Aunque la obra lleva como título el nombre de César, y su figura –que desaparece físicamente mediado el tercer acto- sigue estando presente como una sombra que condiciona el resto de personajes, el auténtico protagonista es Bruto. Shakespeare recurre a Plutarco para diseñar al personaje, el héroe de la libertad republicana, de una sinceridad y altura moral que lo convierten en paradigma de la lucha contra la tiranía. Desde el inicio del capítulo que Plutarco le dedica en Vidas paralelas, queda claro que se trata del más honesto de los conspiradores: “Lo que hubo de generoso y noble en la conspiración lo atribuían a Bruto, y lo que hubo de atroz y repugnante lo echaban sobre Casio”. La cuestión es si tales ideas están justificadas, si la conspiración realmente buscaba eliminar a un usurpador despótico. Porque la hipótesis que se abre camino, cuando analizamos la situación sin la ganga propagandística, es bastante diferente: la aristocracia senatorial vio en César a un líder popular que seguía la estela de los Graco o de Catilina, una nueva amenaza contra el sistema de dominación consagrado por la constitución romana.
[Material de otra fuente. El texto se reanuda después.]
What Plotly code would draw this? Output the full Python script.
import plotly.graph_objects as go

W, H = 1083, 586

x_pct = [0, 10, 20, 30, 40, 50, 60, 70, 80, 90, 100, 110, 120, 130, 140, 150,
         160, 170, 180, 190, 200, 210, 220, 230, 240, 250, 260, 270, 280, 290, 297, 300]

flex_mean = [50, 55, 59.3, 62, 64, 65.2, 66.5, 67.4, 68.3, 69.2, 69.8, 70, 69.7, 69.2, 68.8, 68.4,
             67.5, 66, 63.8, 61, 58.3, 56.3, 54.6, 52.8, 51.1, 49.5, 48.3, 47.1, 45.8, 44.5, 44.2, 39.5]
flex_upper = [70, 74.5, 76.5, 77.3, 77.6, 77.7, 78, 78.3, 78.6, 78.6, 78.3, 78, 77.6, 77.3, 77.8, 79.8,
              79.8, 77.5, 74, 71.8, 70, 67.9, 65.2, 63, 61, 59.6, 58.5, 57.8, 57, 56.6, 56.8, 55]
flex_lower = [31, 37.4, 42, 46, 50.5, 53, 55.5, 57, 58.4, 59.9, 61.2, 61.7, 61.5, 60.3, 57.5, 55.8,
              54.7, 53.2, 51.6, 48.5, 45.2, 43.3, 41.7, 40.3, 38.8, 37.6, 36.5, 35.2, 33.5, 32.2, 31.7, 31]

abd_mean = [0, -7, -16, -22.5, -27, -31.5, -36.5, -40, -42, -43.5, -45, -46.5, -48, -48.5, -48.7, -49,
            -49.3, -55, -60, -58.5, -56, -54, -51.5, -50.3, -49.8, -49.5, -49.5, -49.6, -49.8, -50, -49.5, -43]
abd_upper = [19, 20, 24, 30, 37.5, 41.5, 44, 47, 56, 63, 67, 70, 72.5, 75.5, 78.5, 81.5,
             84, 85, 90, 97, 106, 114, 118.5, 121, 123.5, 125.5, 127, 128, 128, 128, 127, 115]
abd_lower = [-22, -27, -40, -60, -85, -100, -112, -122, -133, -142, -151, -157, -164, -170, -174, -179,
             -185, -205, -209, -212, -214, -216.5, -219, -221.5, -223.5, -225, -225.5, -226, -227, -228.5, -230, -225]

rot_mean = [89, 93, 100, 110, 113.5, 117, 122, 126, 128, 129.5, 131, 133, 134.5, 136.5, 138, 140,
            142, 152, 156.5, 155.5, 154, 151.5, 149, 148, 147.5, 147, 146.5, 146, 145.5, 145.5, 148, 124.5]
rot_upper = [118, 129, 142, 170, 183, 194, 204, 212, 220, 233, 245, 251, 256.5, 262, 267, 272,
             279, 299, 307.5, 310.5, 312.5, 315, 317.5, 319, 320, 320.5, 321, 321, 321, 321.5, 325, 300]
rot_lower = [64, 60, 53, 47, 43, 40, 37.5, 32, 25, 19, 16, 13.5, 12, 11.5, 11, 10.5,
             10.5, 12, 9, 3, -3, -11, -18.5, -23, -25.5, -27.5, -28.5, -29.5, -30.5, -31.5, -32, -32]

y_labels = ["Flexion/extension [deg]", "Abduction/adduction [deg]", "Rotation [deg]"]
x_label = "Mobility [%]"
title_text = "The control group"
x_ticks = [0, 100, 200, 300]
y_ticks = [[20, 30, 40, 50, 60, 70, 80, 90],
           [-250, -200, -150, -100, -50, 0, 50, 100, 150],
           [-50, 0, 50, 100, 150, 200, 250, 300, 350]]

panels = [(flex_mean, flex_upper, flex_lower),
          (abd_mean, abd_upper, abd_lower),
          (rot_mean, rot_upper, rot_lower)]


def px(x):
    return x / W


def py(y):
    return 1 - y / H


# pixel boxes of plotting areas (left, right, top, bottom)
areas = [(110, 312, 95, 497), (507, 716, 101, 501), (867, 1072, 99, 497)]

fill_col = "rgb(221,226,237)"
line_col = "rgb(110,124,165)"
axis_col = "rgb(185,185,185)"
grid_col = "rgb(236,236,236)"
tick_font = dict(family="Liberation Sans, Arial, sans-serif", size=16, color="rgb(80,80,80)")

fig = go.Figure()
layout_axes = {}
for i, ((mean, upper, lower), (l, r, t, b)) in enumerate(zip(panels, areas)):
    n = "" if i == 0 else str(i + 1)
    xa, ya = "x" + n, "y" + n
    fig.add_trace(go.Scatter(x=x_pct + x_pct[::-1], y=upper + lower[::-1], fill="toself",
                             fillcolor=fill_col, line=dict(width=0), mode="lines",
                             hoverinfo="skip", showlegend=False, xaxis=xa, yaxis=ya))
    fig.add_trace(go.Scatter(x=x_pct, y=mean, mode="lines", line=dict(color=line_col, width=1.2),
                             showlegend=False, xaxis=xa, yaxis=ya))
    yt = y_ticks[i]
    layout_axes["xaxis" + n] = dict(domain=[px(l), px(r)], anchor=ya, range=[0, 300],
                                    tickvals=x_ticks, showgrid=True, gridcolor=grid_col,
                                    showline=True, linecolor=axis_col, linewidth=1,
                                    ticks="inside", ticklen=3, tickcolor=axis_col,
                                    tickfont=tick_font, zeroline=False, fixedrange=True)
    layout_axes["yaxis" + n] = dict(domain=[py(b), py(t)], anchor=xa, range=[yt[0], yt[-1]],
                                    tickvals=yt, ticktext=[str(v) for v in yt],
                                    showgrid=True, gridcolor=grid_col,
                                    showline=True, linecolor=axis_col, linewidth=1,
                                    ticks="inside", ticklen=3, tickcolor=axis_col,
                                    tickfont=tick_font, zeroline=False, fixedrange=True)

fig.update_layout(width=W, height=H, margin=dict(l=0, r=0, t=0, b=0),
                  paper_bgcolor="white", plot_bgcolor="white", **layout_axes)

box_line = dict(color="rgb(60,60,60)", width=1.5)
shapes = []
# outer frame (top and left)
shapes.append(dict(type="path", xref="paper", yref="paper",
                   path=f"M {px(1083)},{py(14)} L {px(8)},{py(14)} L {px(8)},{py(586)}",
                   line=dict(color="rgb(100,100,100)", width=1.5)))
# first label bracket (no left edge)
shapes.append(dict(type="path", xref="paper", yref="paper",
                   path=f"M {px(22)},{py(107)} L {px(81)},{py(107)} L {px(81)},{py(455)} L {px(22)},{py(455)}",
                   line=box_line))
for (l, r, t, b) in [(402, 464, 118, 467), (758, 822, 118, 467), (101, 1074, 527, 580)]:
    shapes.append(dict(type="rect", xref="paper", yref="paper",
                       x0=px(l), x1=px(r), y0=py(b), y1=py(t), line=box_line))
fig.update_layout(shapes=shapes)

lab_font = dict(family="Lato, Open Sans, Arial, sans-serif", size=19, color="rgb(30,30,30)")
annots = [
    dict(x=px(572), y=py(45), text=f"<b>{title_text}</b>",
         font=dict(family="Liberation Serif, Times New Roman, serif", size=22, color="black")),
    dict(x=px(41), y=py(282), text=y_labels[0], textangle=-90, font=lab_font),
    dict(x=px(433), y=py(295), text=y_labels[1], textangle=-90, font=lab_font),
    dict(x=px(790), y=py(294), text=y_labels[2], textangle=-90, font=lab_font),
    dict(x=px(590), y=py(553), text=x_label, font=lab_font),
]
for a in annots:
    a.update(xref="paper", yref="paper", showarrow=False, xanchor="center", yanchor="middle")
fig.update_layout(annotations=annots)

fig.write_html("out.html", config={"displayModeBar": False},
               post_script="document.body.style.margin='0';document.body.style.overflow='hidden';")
Cuando en el imponente tercer acto de la tragedia observamos a la plebe convertida en gentuza sedienta de sangre, sin capacidad ni criterio, estamos asistiendo a un tópico que se ha repetido entre la historiografía al servicio de las élites económicas. La masa es peligrosa, cualquier cambio propuesto por un líder popular es una invitación al caos y a la destrucción del orden social que asegura el dominio de los privilegiados. El pecado de César no fue subvertir la constitución romana sino aflojar el control total que la oligarquía senatorial ejercía sobre ella. Los oligarcas habían ido deshaciéndose de cada uno de los líderes populares que pusieron en cuestión su poder. Y César fue el siguiente, el más decidido y capaz por su propósito de imponer cambios que beneficiaran a los pequeños granjeros y al proletariado urbano a costa de la minoría rica.
Como valiente, lo honro; pero por ambicioso, lo maté”.
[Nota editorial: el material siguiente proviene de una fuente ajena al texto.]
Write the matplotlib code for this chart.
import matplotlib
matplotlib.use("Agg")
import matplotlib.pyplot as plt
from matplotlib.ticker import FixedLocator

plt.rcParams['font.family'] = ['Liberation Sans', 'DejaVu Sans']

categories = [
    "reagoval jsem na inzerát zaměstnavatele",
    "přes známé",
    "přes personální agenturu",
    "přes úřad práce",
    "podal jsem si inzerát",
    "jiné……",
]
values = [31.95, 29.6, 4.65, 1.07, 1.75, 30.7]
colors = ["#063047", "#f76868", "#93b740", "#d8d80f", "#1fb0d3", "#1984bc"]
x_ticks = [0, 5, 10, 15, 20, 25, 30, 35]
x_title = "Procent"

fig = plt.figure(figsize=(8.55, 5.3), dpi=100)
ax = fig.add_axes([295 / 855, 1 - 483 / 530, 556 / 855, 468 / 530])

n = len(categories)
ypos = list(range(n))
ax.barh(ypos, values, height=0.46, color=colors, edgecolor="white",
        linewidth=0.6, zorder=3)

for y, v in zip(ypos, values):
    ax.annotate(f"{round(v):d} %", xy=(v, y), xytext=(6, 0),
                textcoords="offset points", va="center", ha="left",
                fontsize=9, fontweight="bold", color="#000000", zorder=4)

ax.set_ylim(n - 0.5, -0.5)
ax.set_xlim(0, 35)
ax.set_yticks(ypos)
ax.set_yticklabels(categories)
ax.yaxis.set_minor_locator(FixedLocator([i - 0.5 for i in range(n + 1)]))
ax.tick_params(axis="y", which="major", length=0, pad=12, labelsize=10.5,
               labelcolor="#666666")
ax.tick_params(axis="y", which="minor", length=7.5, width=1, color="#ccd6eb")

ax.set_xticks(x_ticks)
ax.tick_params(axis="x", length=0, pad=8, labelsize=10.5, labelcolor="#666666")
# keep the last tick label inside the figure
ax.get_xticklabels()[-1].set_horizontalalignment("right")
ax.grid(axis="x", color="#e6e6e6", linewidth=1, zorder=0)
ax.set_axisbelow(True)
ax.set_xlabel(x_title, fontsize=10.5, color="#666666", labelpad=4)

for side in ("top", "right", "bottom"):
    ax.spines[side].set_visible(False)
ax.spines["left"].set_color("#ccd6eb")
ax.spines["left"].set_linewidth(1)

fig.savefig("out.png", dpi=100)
El discurso de Bruto pretende justificar el magnicidio, puesto que la ambición de César significaba el final de la libertad de los romanos; así nos lo transmite Plutarco y así lo dramatiza Shakespeare. En principio, ser ambicioso no supone ser un desalmado sin escrúpulos dispuesto a todo para calmar una egolatría sin límites; la realidad es que el poder de César alarmó a sus enemigos políticos porque fue utilizado contra la aristocracia senatorial y sus adláteres. Aquello que detestaban en César no era su ambición, sino la pulsión igualitaria a favor de los intereses populares, por muy escasamente revolucionaria o subversiva que fuera. La concentración de poder tenía en última instancia un objetivo reformista, probablemente para aumentar su base social, pero era preciso romper con la hegemonía de los privilegiados para llevar a cabo la reforma constitucional. La historia, como es bien sabido, no la escriben los derrotados ni los menesterosos, la escriben individuos próximos al Poder que distorsionarán la perspectiva: quienes atentan contra el orden social son aventureros ávidos de poder que merecerán un final violento a manos de los baluartes de la libertad republicana. Es una costumbre que no se ha perdido con el tiempo, las apelaciones a la libertad suelen ser alegatos en defensa de prerrogativas de clase y los que luchan contra la injusticia son liberticidas que ponen en peligro el bien común.